CFSworks / nvml_fix

A workaround for an annoying bug in nVidia's NVML library. Allows nvidia-smi to work once more!
98 stars 19 forks source link

Document process for figuring out offsets for a new driver #10

Closed danielkza closed 7 years ago

danielkza commented 7 years ago

I would like to try to get this working with newer driver versions, but I have no idea how the offsets for past drivers versions were determined. I would be willing to follow the process myself, but it isn't documented anywhere.

CFSworks commented 7 years ago

The process of trying to understand how the NVML library decides whether or not a card is supported is more of an art than a science. I'm not sure if Nvidia even still caches that value in the device struct, so there may not be "offsets" anymore. I haven't personally updated this library in a long time because my card (TITAN) was whitelisted in later versions of NVML.

The easiest way to go about doing this would be to run your libnvidia-ml.so through a disassembler, look at a library entry point that only works on certain cards (such as nvmlDeviceGetUtilizationRates), and determine the control flow that will cause it to return NVML_ERROR_NOT_SUPPORTED. The driver EULA does forbid disassembling under its reverse-engineering clause, so doing this would put you in violation of the license agreement, for what it's worth.

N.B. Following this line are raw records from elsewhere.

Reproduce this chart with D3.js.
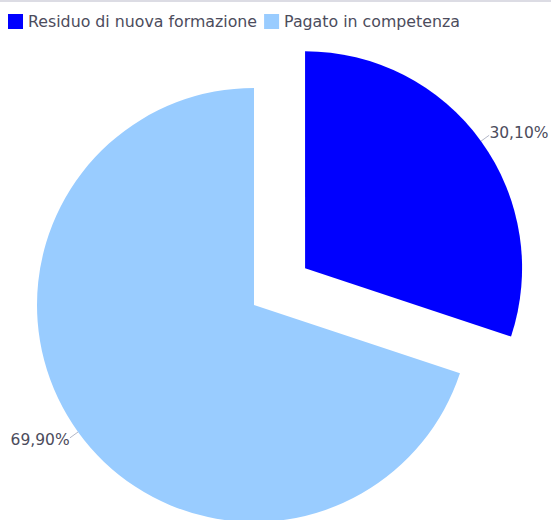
<!DOCTYPE html>
<html>
<head>
<meta charset="utf-8">
<script src="https://cdn.jsdelivr.net/npm/d3@7"></script>
<style>
    body { margin: 0; background: #fff; }
    svg { display: block; font-family: "DejaVu Sans", sans-serif; }
</style>
</head>
<body>
<div id="body"></div>
<script>
// chart data
var categories = ['Residuo di nuova formazione', 'Pagato in competenza'];
var values = [30.1, 69.9];
var colors = ['#0000FF', '#99CCFF'];
var explode = [63, 0];

var width = 551, height = 520;
var cx = 254, cy = 305, radius = 217;
var fontSize = 15.5;
var legendFontSize = 15.8;
var textColor = '#4c4c5c';

var svg = d3.select('#body')
    .append('svg')
    .attr('width', width)
    .attr('height', height);

// thin border at the top
svg.append('rect')
    .attr('x', 0).attr('y', 0)
    .attr('width', width).attr('height', 2)
    .attr('fill', '#dcdce4');

// legend
var legend = svg.append('g').attr('class', 'legend');
var lx = 8;
categories.forEach((c, i) => {
    legend.append('rect')
        .attr('x', lx).attr('y', 14)
        .attr('width', 15).attr('height', 15)
        .attr('fill', colors[i]);
    var t = legend.append('text')
        .attr('x', lx + 20).attr('y', 27)
        .attr('font-size', legendFontSize)
        .attr('fill', textColor)
        .text(c);
    lx += 20 + t.node().getComputedTextLength() + 7;
});

// pie
var data = categories.map((c, i) => ({name: c, value: values[i], color: colors[i], explode: explode[i]}));
var pie = d3.pie().sort(null).value(d => d.value);
var arc = d3.arc().innerRadius(0).outerRadius(radius);
var arcs = pie(data);

var body = svg.append('g')
    .attr('transform', `translate(${cx},${cy})`);

var fmt = v => v.toFixed(2).replace('.', ',') + '%';

arcs.forEach(a => {
    var mid = (a.startAngle + a.endAngle) / 2;
    var dx = Math.sin(mid), dy = -Math.cos(mid);
    var ox = dx * a.data.explode, oy = dy * a.data.explode;
    var g = body.append('g').attr('transform', `translate(${ox},${oy})`);
    g.append('path')
        .attr('d', arc(a))
        .attr('fill', a.data.color);

    // leader line and label
    g.append('line')
        .attr('x1', dx * radius).attr('y1', dy * radius)
        .attr('x2', dx * (radius + 10)).attr('y2', dy * (radius + 10))
        .attr('stroke', '#b4b8c8')
        .attr('stroke-width', 1);
    var right = dx >= 0;
    g.append('text')
        .attr('x', dx * (radius + 14) + (right ? -3 : 3))
        .attr('y', dy * (radius + 14) - 1)
        .attr('dy', '0.36em')
        .attr('text-anchor', right ? 'start' : 'end')
        .attr('font-size', fontSize)
        .attr('fill', textColor)
        .text(fmt(a.data.value));
});
</script>
</body>
</html>
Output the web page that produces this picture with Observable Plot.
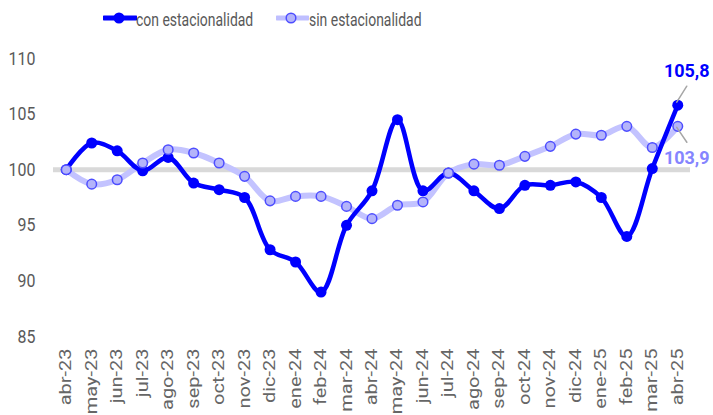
<!DOCTYPE html>
<html>
<head>
<meta charset="utf-8">
<script src="https://cdn.jsdelivr.net/npm/d3@7"></script>
<script src="https://cdn.jsdelivr.net/npm/@observablehq/plot@0.6"></script>
<style>
  html, body { margin: 0; padding: 0; background: #fff; }
  #wrap { width: 713px; height: 415px; position: relative; overflow: hidden; font-family: Roboto, sans-serif; }
  #legend { position: relative; height: 36px; width: 713px; }
  .lg-sym { position: absolute; top: 0; }
  .lg-txt { position: absolute; top: 2px; line-height: 36px; font-size: 18px; color: #595959; transform: scaleX(0.775); transform-origin: left center; white-space: nowrap; }
  svg { display: block; }
</style>
</head>
<body>
<div id="wrap">
  <div id="legend">
    <svg class="lg-sym" style="left:103px" width="34" height="36"><line x1="1" x2="33" y1="18" y2="18" stroke="#0000ff" stroke-width="5" stroke-linecap="round"/><circle cx="16" cy="18" r="5.5" fill="#0000ff"/></svg>
    <span class="lg-txt" style="left:136px">con estacionalidad</span>
    <svg class="lg-sym" style="left:276px" width="33" height="36"><line x1="1" x2="32" y1="18" y2="18" stroke="#bfbfff" stroke-width="5" stroke-linecap="round"/><circle cx="15" cy="18" r="4.8" fill="#b4b4fa" stroke="#4d4dff" stroke-width="1.5"/></svg>
    <span class="lg-txt" style="left:309px">sin estacionalidad</span>
  </div>
  <div id="chart"></div>
</div>
<script>
const months = ["abr-23","may-23","jun-23","jul-23","ago-23","sep-23","oct-23","nov-23","dic-23","ene-24","feb-24","mar-24","abr-24","may-24","jun-24","jul-24","ago-24","sep-24","oct-24","nov-24","dic-24","ene-25","feb-25","mar-25","abr-25"];
const conEst = [100,102.4,101.7,99.9,101.1,98.8,98.2,97.5,92.8,91.7,89.0,95.0,98.1,104.5,98.1,99.7,98.1,96.5,98.6,98.6,98.9,97.5,94.0,100.1,105.8];
const sinEst = [100,98.7,99.1,100.6,101.8,101.5,100.6,99.4,97.2,97.6,97.6,96.7,95.6,96.8,97.1,99.7,100.5,100.4,101.2,102.1,103.2,103.1,103.9,102.0,103.9];
const yTicks = [85, 90, 95, 100, 105, 110];
const baseline = [100];

const con = months.map((m, i) => ({month: m, value: conEst[i]}));
const sin = months.map((m, i) => ({month: m, value: sinEst[i]}));
const conLast = [con[con.length - 1]];
const sinLast = [sin[sin.length - 1]];
const fmt = d => d.value.toFixed(1).replace(".", ",");
const leader = {draw(ctx, l) { ctx.moveTo(0, 0); ctx.lineTo(0, -l); }};

const chart = Plot.plot({
  width: 713,
  height: 379,
  marginLeft: 53,
  marginRight: 23,
  marginTop: 22,
  marginBottom: 79,
  style: {fontFamily: "Roboto, sans-serif", color: "#595959", background: "#fff"},
  x: {type: "point", domain: months, padding: 0.5, round: false, label: null},
  y: {domain: [85, 110], label: null},
  marks: [
    Plot.ruleY(baseline, {stroke: "#d9d9d9", strokeWidth: 5}),
    Plot.axisY({ticks: yTicks, tickSize: 0, tickPadding: 18, fontSize: 19, fill: "#595959", label: null}),
    Plot.axisX({tickSize: 0, tickPadding: 12, tickRotate: -90, fontSize: 20, fill: "#666666", label: null}),
    Plot.line(sin, {x: "month", y: "value", stroke: "#c3c3ff", strokeWidth: 6, curve: "catmull-rom"}),
    Plot.line(con, {x: "month", y: "value", stroke: "#0000ff", strokeWidth: 4.5, curve: "catmull-rom"}),
    Plot.dot(con, {x: "month", y: "value", r: 5.5, fill: "#0000ff"}),
    Plot.dot(sin, {x: "month", y: "value", r: 4.8, fill: "#b4b4fa", stroke: "#4d4dff", strokeWidth: 1.5}),
    Plot.vector(conLast, {x: "month", y: "value", length: 18.9, rotate: 32, anchor: "start", dx: -1, dy: -3, stroke: "#a6a6a6", strokeWidth: 1.5, shape: leader}),
    Plot.vector(sinLast, {x: "month", y: "value", length: 18, rotate: 146, anchor: "start", dx: -1, dy: 1, stroke: "#a6a6a6", strokeWidth: 1.5, shape: leader}),
    Plot.text(conLast, {x: "month", y: "value", text: fmt, dx: 9, dy: -34, fill: "#0000ff", fontWeight: "bold", fontSize: 18}),
    Plot.text(sinLast, {x: "month", y: "value", text: fmt, dx: 9, dy: 32, fill: "#8585ff", fontWeight: "bold", fontSize: 18})
  ]
});

function squish(t, sx, sy) {
  const tr = t.getAttribute("transform") || "";
  t.setAttribute("transform", `${tr} scale(${sx},${sy})`);
}
chart.querySelectorAll('g[aria-label="y-axis tick label"] text').forEach(t => squish(t, 0.84, 1));
chart.querySelectorAll('g[aria-label="x-axis tick label"] text').forEach(t => squish(t, 1, 0.78));

document.getElementById("chart").appendChild(chart);
</script>
</body>
</html>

If you don't want to violate the EULA and/or don't want this to be a manual process, you could perhaps automate it by fuzzing: write a small C program that initializes nvml, gets a device, modifies some offsets as specified on the command-line, then attempts a call and reports its success in the exit code. Then, write a script to keep running the C utility with different offsets until something succeeds. I can't guarantee that this will succeed (since Nvidia seems adamant that the NVML library shouldn't work correctly on some of their products, they may have changed it to check the card type every time a call is made, and there may not be a cached value), and I also can't guarantee that this is safe: it might cause NVML to misbehave and write to some hardware register that bricks your GPU.

If Nvidia did change it and remove the "device supported" flag from the device struct, binary modifications may be necessary to get it to work. Redistributing modified binaries is against the EULA, so this repository would probably get removed from GitHub via DMCA takedown request by Nvidia if I went that route. The nvml_fix wrapper may instead have to mprotect NVML's "is supported" routine to be writable, replace a few instructions, then mprotect back to executable. An in-memory binary modification is not redistribution, so this doesn't violate Nvidia's EULA.

The last idea I can come up with would be to take an older version of libnvidia-ml.so that still works with nvml_fix, and try to get it to work with a newer kernel driver. I haven't attempted this, so I don't know how difficult that would be to accomplish, but if it worked that might be the direction this repository should go. :)

danielkza commented 7 years ago

@CFSworks Thank you very much for your directions. I'll evaluate your suggested approaches and see if I can get one of them to work, and post a PR if I do.